ENS Name Normalization

royalfork · March 31, 2022, 4:59am

It’s unfortunate that Metamask/Opensea/etc have built their own ENS “validation” implementations (and I agree with @serenae and @aox.eth that the Metamask “confusables” UI has gone too far). This should speak to a clear need for ENS to develop and maintain improved client packages/libraries, and actively encourage their widespread use.

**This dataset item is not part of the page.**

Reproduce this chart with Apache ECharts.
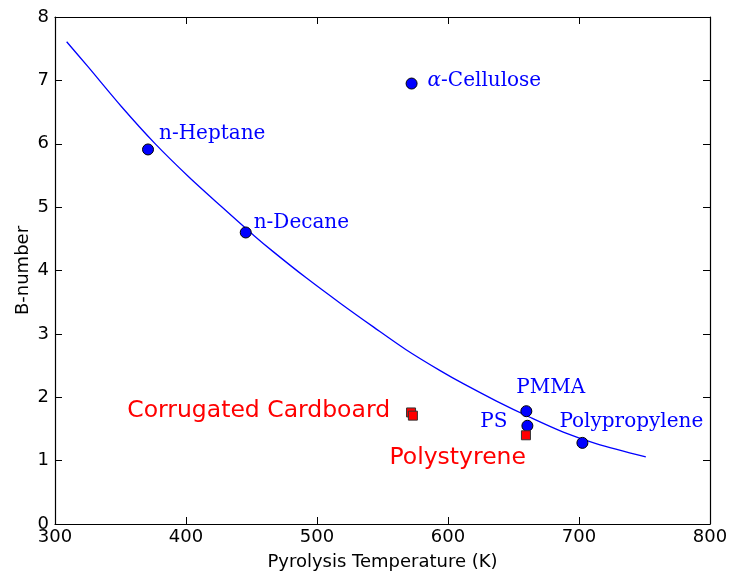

As a “front-end developer” working on ENS integration, I would want the following API:

process(input) -> {
	"normalized": [ // for each label
		{"label": <uts46 normalized label>, "hash": <label hash>}
	],
	"nameHash": 0x123....,
	"display": <concatenated normalized field, but emoji are shown in full-qualified form>,
	"warnings": [
		"mixed char sets", // Maybe ascii+emoji is ok?
		"extraneous invisible chars",
		"right-to-left chars",
		...
	],
	"info": [ // for each unicode char:
		{"unicode": <U+XXX>, "charset": <unicode charset>, "confusable": <bool>},
		...
	]
}

Normalized field should only be used for internal ENS lookups, and should never be shown to end-users. I think it’s important that the protocol-level normalization is as simple as possible; it’s helpful that it can be implemented in only a few dozen lines of code.
Display field is designed for display to end-users, and could include @raffy’s emoji processing logic (among other potentially useful things).
Warnings signal likely scam attempts, and should always be prominently shown to the end-user. We can debate about what should and shouldn’t go in here, but I think the goal is that “good faith” registrations should never show any warnings.
Implementors can decide whether exposing “info” makes sense for their use-case. I personally think “confusables” are more of a typography issue, but if they’re a hard Metamask requirement, that’s probably good enough reason to include them.

I’m probably missing some things, but I think this general approach would solve most of the problems discussed in this thread (including the ZWJ issue, and the emoji issue), without the need for drastic changes to low-level normalization procedures or on-chain storage. It’s also fairly amenable to change without breaking the API.